Give every line again exactly as it appears, please, but not the pictures.

DATASET EXCERPTS:
============

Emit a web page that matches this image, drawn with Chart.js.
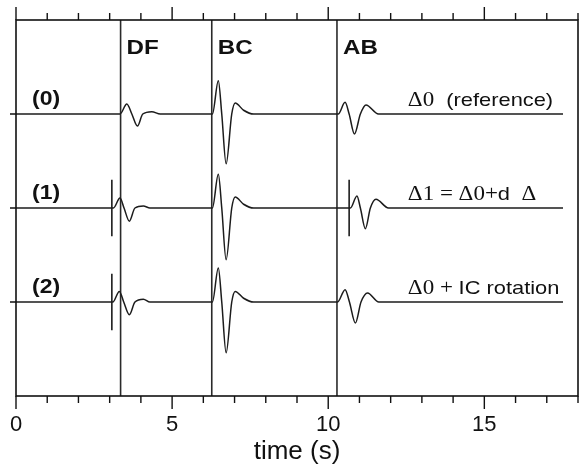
<!DOCTYPE html>
<html lang="en">
<head>
    <meta charset="UTF-8">
    <title>Seismograms</title>
    <style>
        html, body { margin: 0; padding: 0; background: #fff; }
        canvas { display: block; }
    </style>
</head>
<body>
    <canvas id="traces" width="579" height="468"></canvas>

    <script src="https://cdn.jsdelivr.net/npm/chart.js@4.4.1/dist/chart.umd.min.js"></script>
    <script>
        // x axis
        var tickLabels = [0, 5, 10, 15];

        // phase picks (s)
        var phaseNames = ['DF', 'BC', 'AB'];
        var phaseTimes = [3.35, 6.27, 10.28];

        // trace offsets and labels
        var traceNames = ['(0)', '(1)', '(2)'];
        var traceOffsets = [3, 2, 1];

        // trace (0): reference
        var trace0Time = [0, 3.33, 3.55, 3.71, 3.89, 4.06, 4.35, 4.62,
            6.29, 6.48, 6.59, 6.73, 6.91, 7.02, 7.29, 7.61,
            10.32, 10.54, 10.67, 10.84, 11.03, 11.21, 11.61, 17.52];
        var trace0Amp = [0, 0, 0.106, 0, -0.128, 0, 0.025, 0,
            0, 0.355, 0, -0.53, 0, 0.117, 0.04, 0,
            0, 0.124, 0, -0.213, 0, 0.096, 0, 0];

        // trace (1)
        var trace1Time = [0, 3.12, 3.33, 3.46, 3.63, 3.81, 4.08, 4.29,
            6.29, 6.48, 6.59, 6.73, 6.91, 7.02, 7.29, 7.61,
            10.71, 10.92, 11.03, 11.19, 11.35, 11.53, 11.93, 17.52];
        var trace1Amp = [0, 0, 0.106, 0, -0.14, 0, 0.02, 0,
            0, 0.358, 0, -0.55, 0, 0.117, 0.04, 0,
            0, 0.128, 0, -0.22, 0, 0.093, 0, 0];

        // trace (2)
        var trace2Time = [0, 3.10, 3.31, 3.45, 3.63, 3.81, 4.08, 4.29,
            6.29, 6.48, 6.59, 6.73, 6.91, 7.02, 7.29, 7.61,
            10.30, 10.54, 10.68, 10.87, 11.05, 11.26, 11.62, 17.52];
        var trace2Amp = [0, 0, 0.113, 0, -0.135, 0, 0.03, 0,
            0, 0.362, 0, -0.54, 0, 0.113, 0.04, 0,
            0, 0.131, 0, -0.223, 0, 0.096, 0, 0];

        // onset markers
        var marker1Times = [3.07, 10.67];
        var marker2Times = [3.07];
        var markerHalf = 0.3;

        var ink = '#1c1c1c';

        function tracePoints(times, amps, offset) {
            return times.map(function(t, i) {
                return { x: t, y: offset + amps[i] };
            });
        }

        var datasets = [];
        [[trace0Time, trace0Amp], [trace1Time, trace1Amp], [trace2Time, trace2Amp]].forEach(function(tr, i) {
            datasets.push({
                data: tracePoints(tr[0], tr[1], traceOffsets[i]),
                showLine: true,
                borderColor: ink,
                borderWidth: 1.5,
                pointRadius: 0,
                tension: 0.4,
                cubicInterpolationMode: 'monotone'
            });
        });

        [[marker1Times, traceOffsets[1]], [marker2Times, traceOffsets[2]]].forEach(function(m) {
            m[0].forEach(function(t) {
                datasets.push({
                    data: [{ x: t, y: m[1] - markerHalf }, { x: t, y: m[1] + markerHalf }],
                    showLine: true,
                    borderColor: ink,
                    borderWidth: 1.6,
                    pointRadius: 0
                });
            });
        });

        phaseTimes.forEach(function(t) {
            datasets.push({
                data: [{ x: t, y: 0 }, { x: t, y: 4 }],
                showLine: true,
                borderColor: '#2a2a2a',
                borderWidth: 1.6,
                pointRadius: 0
            });
        });

        // text drawn a little wider than the font, as in the figure
        function wideText(ctx, str, x, y, font, sx) {
            ctx.save();
            ctx.font = font;
            var w = ctx.measureText(str).width * sx;
            ctx.translate(x, y);
            ctx.scale(sx, 1);
            ctx.fillText(str, 0, 0);
            ctx.restore();
            return w;
        }

        var serif = '20px "Liberation Serif"';
        var sans = '19px "Liberation Sans"';
        var rightLabels = [
            [['Δ0', serif], ['  (reference)', sans]],
            [['Δ1 = Δ0+', serif], ['d', sans], ['  Δ', serif]],
            [['Δ0 + ', serif], ['IC rotation', sans]]
        ];

        var framePlugin = {
            id: 'frame',
            afterDraw: function(chart) {
                var ctx = chart.ctx;
                var area = chart.chartArea;
                var xs = chart.scales.x;
                var ys = chart.scales.y;

                ctx.save();
                ctx.strokeStyle = '#111';
                ctx.lineWidth = 1.6;
                ctx.strokeRect(area.left, area.top, area.right - area.left, area.bottom - area.top);

                // ticks on top and bottom
                ctx.lineWidth = 1.4;
                ctx.beginPath();
                xs.ticks.forEach(function(tk) {
                    var px = xs.getPixelForValue(tk.value);
                    var len = tk.value % 5 === 0 ? 13 : 7;
                    ctx.moveTo(px, area.bottom);
                    ctx.lineTo(px, area.bottom + len);
                    ctx.moveTo(px, area.top);
                    ctx.lineTo(px, area.top - len);
                });
                traceOffsets.forEach(function(v) {
                    var py = ys.getPixelForValue(v);
                    ctx.moveTo(area.left, py);
                    ctx.lineTo(area.left - 6, py);
                });
                ctx.stroke();

                ctx.fillStyle = '#111';
                ctx.textBaseline = 'alphabetic';

                phaseNames.forEach(function(name, i) {
                    var px = xs.getPixelForValue(phaseTimes[i]);
                    wideText(ctx, name, px + 6, area.top + 34, 'bold 21px "Liberation Sans"', 1.15);
                });

                traceNames.forEach(function(name, i) {
                    var py = ys.getPixelForValue(traceOffsets[i]);
                    wideText(ctx, name, area.left + 16, py - 9, 'bold 20px "Liberation Sans"', 1.15);
                });

                rightLabels.forEach(function(parts, i) {
                    var py = ys.getPixelForValue(traceOffsets[i]) - 8;
                    var px = xs.getPixelForValue(12.55);
                    parts.forEach(function(p) {
                        px += wideText(ctx, p[0], px, py, p[1], 1.15);
                    });
                });
                ctx.restore();
            }
        };

        new Chart(document.getElementById('traces'), {
            type: 'scatter',
            data: { datasets: datasets },
            options: {
                responsive: false,
                animation: false,
                devicePixelRatio: 1,
                layout: { padding: { left: 16, right: 1, top: 20, bottom: 0 } },
                plugins: {
                    legend: { display: false },
                    tooltip: { enabled: false }
                },
                scales: {
                    x: {
                        type: 'linear',
                        min: 0,
                        max: 18,
                        grid: {
                            display: true,
                            drawOnChartArea: false,
                            drawTicks: true,
                            tickLength: 16,
                            tickColor: 'rgba(0,0,0,0)'
                        },
                        border: { display: false },
                        ticks: {
                            stepSize: 1,
                            autoSkip: false,
                            maxRotation: 0,
                            padding: 0,
                            color: '#111',
                            font: { family: 'Liberation Sans', size: 22 },
                            callback: function(v) {
                                return tickLabels.indexOf(v) >= 0 ? String(v) : '';
                            }
                        },
                        title: {
                            display: true,
                            text: 'time (s)',
                            color: '#111',
                            font: { family: 'Liberation Sans', size: 26 },
                            padding: { top: 0, bottom: 1 }
                        },
                        afterFit: function(scale) { scale.height = 72; }
                    },
                    y: {
                        type: 'linear',
                        display: false,
                        min: 0,
                        max: 4
                    }
                }
            },
            plugins: [framePlugin]
        });
    </script>
</body>
</html>
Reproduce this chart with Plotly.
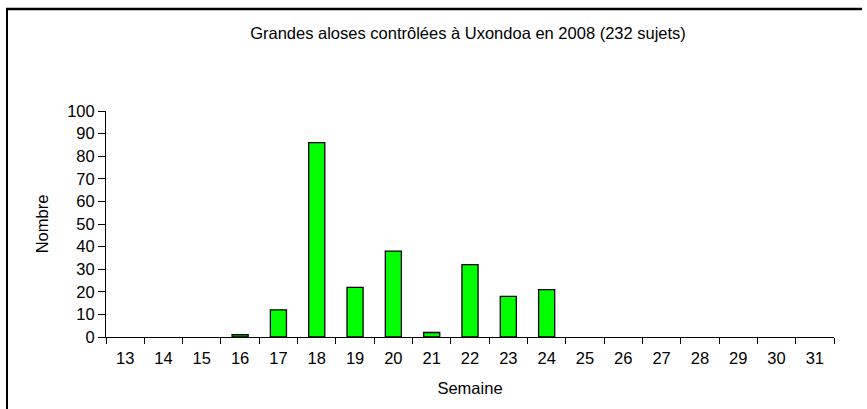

============

EXPECTED ANSWER:
Emit a web page that matches this image, drawn with Chart.js.
<!DOCTYPE html>
<html lang="en">
<head>
    <meta charset="UTF-8">
    <title>Seismograms</title>
    <style>
        html, body { margin: 0; padding: 0; background: #fff; }
        canvas { display: block; }
    </style>
</head>
<body>
    <canvas id="traces" width="579" height="468"></canvas>

    <script src="https://cdn.jsdelivr.net/npm/chart.js@4.4.1/dist/chart.umd.min.js"></script>
    <script>
        // x axis
        var tickLabels = [0, 5, 10, 15];

        // phase picks (s)
        var phaseNames = ['DF', 'BC', 'AB'];
        var phaseTimes = [3.35, 6.27, 10.28];

        // trace offsets and labels
        var traceNames = ['(0)', '(1)', '(2)'];
        var traceOffsets = [3, 2, 1];

        // trace (0): reference
        var trace0Time = [0, 3.33, 3.55, 3.71, 3.89, 4.06, 4.35, 4.62,
            6.29, 6.48, 6.59, 6.73, 6.91, 7.02, 7.29, 7.61,
            10.32, 10.54, 10.67, 10.84, 11.03, 11.21, 11.61, 17.52];
        var trace0Amp = [0, 0, 0.106, 0, -0.128, 0, 0.025, 0,
            0, 0.355, 0, -0.53, 0, 0.117, 0.04, 0,
            0, 0.124, 0, -0.213, 0, 0.096, 0, 0];

        // trace (1)
        var trace1Time = [0, 3.12, 3.33, 3.46, 3.63, 3.81, 4.08, 4.29,
            6.29, 6.48, 6.59, 6.73, 6.91, 7.02, 7.29, 7.61,
            10.71, 10.92, 11.03, 11.19, 11.35, 11.53, 11.93, 17.52];
        var trace1Amp = [0, 0, 0.106, 0, -0.14, 0, 0.02, 0,
            0, 0.358, 0, -0.55, 0, 0.117, 0.04, 0,
            0, 0.128, 0, -0.22, 0, 0.093, 0, 0];

        // trace (2)
        var trace2Time = [0, 3.10, 3.31, 3.45, 3.63, 3.81, 4.08, 4.29,
            6.29, 6.48, 6.59, 6.73, 6.91, 7.02, 7.29, 7.61,
            10.30, 10.54, 10.68, 10.87, 11.05, 11.26, 11.62, 17.52];
        var trace2Amp = [0, 0, 0.113, 0, -0.135, 0, 0.03, 0,
            0, 0.362, 0, -0.54, 0, 0.113, 0.04, 0,
            0, 0.131, 0, -0.223, 0, 0.096, 0, 0];

        // onset markers
        var marker1Times = [3.07, 10.67];
        var marker2Times = [3.07];
        var markerHalf = 0.3;

        var ink = '#1c1c1c';

        function tracePoints(times, amps, offset) {
            return times.map(function(t, i) {
                return { x: t, y: offset + amps[i] };
            });
        }

        var datasets = [];
        [[trace0Time, trace0Amp], [trace1Time, trace1Amp], [trace2Time, trace2Amp]].forEach(function(tr, i) {
            datasets.push({
                data: tracePoints(tr[0], tr[1], traceOffsets[i]),
                showLine: true,
                borderColor: ink,
                borderWidth: 1.5,
                pointRadius: 0,
                tension: 0.4,
                cubicInterpolationMode: 'monotone'
            });
        });

        [[marker1Times, traceOffsets[1]], [marker2Times, traceOffsets[2]]].forEach(function(m) {
            m[0].forEach(function(t) {
                datasets.push({
                    data: [{ x: t, y: m[1] - markerHalf }, { x: t, y: m[1] + markerHalf }],
                    showLine: true,
                    borderColor: ink,
                    borderWidth: 1.6,
                    pointRadius: 0
                });
            });
        });

        phaseTimes.forEach(function(t) {
            datasets.push({
                data: [{ x: t, y: 0 }, { x: t, y: 4 }],
                showLine: true,
                borderColor: '#2a2a2a',
                borderWidth: 1.6,
                pointRadius: 0
            });
        });

        // text drawn a little wider than the font, as in the figure
        function wideText(ctx, str, x, y, font, sx) {
            ctx.save();
            ctx.font = font;
            var w = ctx.measureText(str).width * sx;
            ctx.translate(x, y);
            ctx.scale(sx, 1);
            ctx.fillText(str, 0, 0);
            ctx.restore();
            return w;
        }

        var serif = '20px "Liberation Serif"';
        var sans = '19px "Liberation Sans"';
        var rightLabels = [
            [['Δ0', serif], ['  (reference)', sans]],
            [['Δ1 = Δ0+', serif], ['d', sans], ['  Δ', serif]],
            [['Δ0 + ', serif], ['IC rotation', sans]]
        ];

        var framePlugin = {
            id: 'frame',
            afterDraw: function(chart) {
                var ctx = chart.ctx;
                var area = chart.chartArea;
                var xs = chart.scales.x;
                var ys = chart.scales.y;

                ctx.save();
                ctx.strokeStyle = '#111';
                ctx.lineWidth = 1.6;
                ctx.strokeRect(area.left, area.top, area.right - area.left, area.bottom - area.top);

                // ticks on top and bottom
                ctx.lineWidth = 1.4;
                ctx.beginPath();
                xs.ticks.forEach(function(tk) {
                    var px = xs.getPixelForValue(tk.value);
                    var len = tk.value % 5 === 0 ? 13 : 7;
                    ctx.moveTo(px, area.bottom);
                    ctx.lineTo(px, area.bottom + len);
                    ctx.moveTo(px, area.top);
                    ctx.lineTo(px, area.top - len);
                });
                traceOffsets.forEach(function(v) {
                    var py = ys.getPixelForValue(v);
                    ctx.moveTo(area.left, py);
                    ctx.lineTo(area.left - 6, py);
                });
                ctx.stroke();

                ctx.fillStyle = '#111';
                ctx.textBaseline = 'alphabetic';

                phaseNames.forEach(function(name, i) {
                    var px = xs.getPixelForValue(phaseTimes[i]);
                    wideText(ctx, name, px + 6, area.top + 34, 'bold 21px "Liberation Sans"', 1.15);
                });

                traceNames.forEach(function(name, i) {
                    var py = ys.getPixelForValue(traceOffsets[i]);
                    wideText(ctx, name, area.left + 16, py - 9, 'bold 20px "Liberation Sans"', 1.15);
                });

                rightLabels.forEach(function(parts, i) {
                    var py = ys.getPixelForValue(traceOffsets[i]) - 8;
                    var px = xs.getPixelForValue(12.55);
                    parts.forEach(function(p) {
                        px += wideText(ctx, p[0], px, py, p[1], 1.15);
                    });
                });
                ctx.restore();
            }
        };

        new Chart(document.getElementById('traces'), {
            type: 'scatter',
            data: { datasets: datasets },
            options: {
                responsive: false,
                animation: false,
                devicePixelRatio: 1,
                layout: { padding: { left: 16, right: 1, top: 20, bottom: 0 } },
                plugins: {
                    legend: { display: false },
                    tooltip: { enabled: false }
                },
                scales: {
                    x: {
                        type: 'linear',
                        min: 0,
                        max: 18,
                        grid: {
                            display: true,
                            drawOnChartArea: false,
                            drawTicks: true,
                            tickLength: 16,
                            tickColor: 'rgba(0,0,0,0)'
                        },
                        border: { display: false },
                        ticks: {
                            stepSize: 1,
                            autoSkip: false,
                            maxRotation: 0,
                            padding: 0,
                            color: '#111',
                            font: { family: 'Liberation Sans', size: 22 },
                            callback: function(v) {
                                return tickLabels.indexOf(v) >= 0 ? String(v) : '';
                            }
                        },
                        title: {
                            display: true,
                            text: 'time (s)',
                            color: '#111',
                            font: { family: 'Liberation Sans', size: 26 },
                            padding: { top: 0, bottom: 1 }
                        },
                        afterFit: function(scale) { scale.height = 72; }
                    },
                    y: {
                        type: 'linear',
                        display: false,
                        min: 0,
                        max: 4
                    }
                }
            },
            plugins: [framePlugin]
        });
    </script>
</body>
</html>
Reproduce this chart with Plotly.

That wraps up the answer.